Torture 101
Celerino “Cele” Castillo III, May 18, 2004
Editor's Note: As the Abu Ghraib scandal widens, the Bush administration is sticking to its mantra, “This is not America.” But this essay sent to us by veteran deep cover operative Celerino “Cele” Castillo III offers a stark reminder of this country’s true legacy of the use of torture. Castillo knows what he’s talking about. A 20-year veteran of state and federal law enforcement, Castillo spent twelve years in the Drug Enforcement Administration, working undercover in Central and South America during the 1980s. While in El Salvador, he found himself smack in the middle of another Bush’s illegal war. He discovered that drug sales authorized by the CIA were being used to fund the brutal and corrupt Nicaraguan Contra army. He also found out firsthand that the use of torture is not limited to the world's so-called "evildoers." He sent us these thoughts on Abu Ghraib, the Nick Berg killing and the connections between the "war on drugs" and the "war on terror":
“We’re going to ask you some questions. If you give an answer we like, we’ll let you smoke. If we don’t like the answer, we’ll burn you. The anticipation was worse than the burns.” - A CIA agent and his goon squad torturing an American nun Diana Ortiz, by burning her 75 times with a cigarette.
Photos of humiliated, helpless Iraqi prisoners flood the nation’s front pages, computer screens and high-definition televisions. Here we are once again, caught in the act of what is known as “what we do best”. It is no longer the image of Saddam’s statue tipping over – it’s an American female warrior with an Iraqi prisoner on a leash. Forget about winning the hearts and minds of not only the Iraqi people but also the entire world.
The CIA got the “green light” to implement torture, authorized by a set of secret rules for the interrogation of high-level Al Qaeda prisoners. These secret rules were endorsed by the Justice Department after they had been adopted by the Bush administration after the Sept. 11 attacks. These tortures were the results of several murders committed by the CIA.

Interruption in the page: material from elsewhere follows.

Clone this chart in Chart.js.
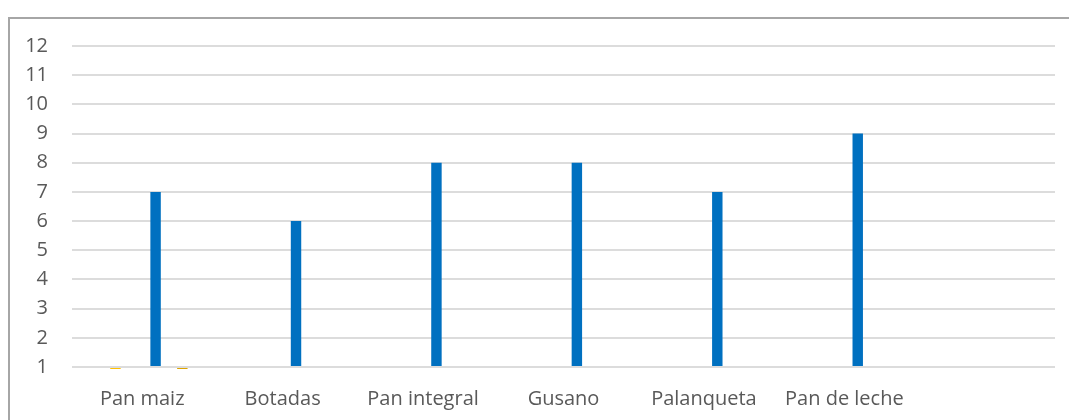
<!DOCTYPE html>
<html lang="es">
<head>
<meta charset="utf-8">
<title>Panes</title>
<script src="https://cdn.jsdelivr.net/npm/chart.js@4/dist/chart.umd.min.js"></script>
<style>
  html, body { margin: 0; padding: 0; background: #ffffff; overflow: hidden; }
  #wrap { position: relative; width: 1069px; height: 420px; }
  #frame {
    position: absolute; left: 8px; top: 17px; width: 1100px; height: 440px;
    border: 2px solid #a6a6a6; box-sizing: border-box; pointer-events: none;
  }
  canvas { position: absolute; left: 0; top: 0; }
</style>
</head>
<body>
<div id="wrap">
  <div id="frame"></div>
  <canvas id="grafico" width="1069" height="420"></canvas>
</div>
<script>
// Categorías del eje horizontal (la última queda sin rótulo)
const categorias = ['Pan maiz', 'Botadas', 'Pan integral', 'Gusano', 'Palanqueta', 'Pan de leche', ''];

// Valores de cada serie, en el orden en que se agrupan dentro de cada categoría
const serie1 = [null, null, null, null, null, null, null];
const serie2 = [0, null, null, null, null, null, null];
const serie3 = [null, null, null, null, null, null, null];
const serie4 = [null, null, null, null, null, null, null];
const serie5 = [7, 6, 8, 8, 7, 9, null];
const serie6 = [null, null, null, null, null, null, null];
const serie7 = [0, null, null, null, null, null, null];

// Eje vertical
const ejeMin = 1;
const ejeMax = 12;
const ejePaso = 1;

const colores = ['#4472C4', '#FFC000', '#A5A5A5', '#ED7D31', '#0070C0', '#70AD47', '#DDA400'];
const series = [serie1, serie2, serie3, serie4, serie5, serie6, serie7];

const fuente = { family: '"Open Sans", "Noto Sans", sans-serif', size: 20 };

new Chart(document.getElementById('grafico'), {
  type: 'bar',
  data: {
    labels: categorias,
    datasets: series.map((valores, i) => ({
      label: 'Serie ' + (i + 1),
      data: valores,
      backgroundColor: colores[i],
      borderWidth: 0,
      base: ejeMin,
      categoryPercentage: 0.6667,
      barPercentage: 0.78,
      // los valores por debajo del mínimo del eje asoman apenas bajo la línea base
      clip: { left: 0, top: 0, right: 0, bottom: 2 }
    }))
  },
  options: {
    responsive: false,
    animation: false,
    layout: { padding: { left: 0, top: 46, right: 14, bottom: 0 } },
    plugins: {
      legend: { display: false },
      tooltip: { enabled: false }
    },
    scales: {
      x: {
        grid: { display: false, drawTicks: false },
        border: { display: false },
        ticks: { color: '#595959', font: fuente, padding: 20, maxRotation: 0, autoSkip: false },
        afterFit: s => { s.height = 53; }
      },
      y: {
        min: ejeMin,
        max: ejeMax,
        beginAtZero: false,
        grid: { color: '#dcdcdc', lineWidth: 2, drawTicks: false },
        border: { display: false },
        ticks: { stepSize: ejePaso, color: '#595959', font: fuente, padding: 24 },
        afterFit: s => { s.width = 72; }
      }
    }
  }
});
</script>
</body>
</html>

There is no doubt, in my mind, that the CIA was involved in the murder of Nick Berg, the American who was executed in Iraq. There is a history of how the CIA has a way of staging murders of Americans, so that the enemy takes a fall from it. My opinion is that the CIA found that Nick was getting too close to some Iraqis, which made him an automatic target of the CIA. According to his family, he had been detained by American intelligence and later disappeared.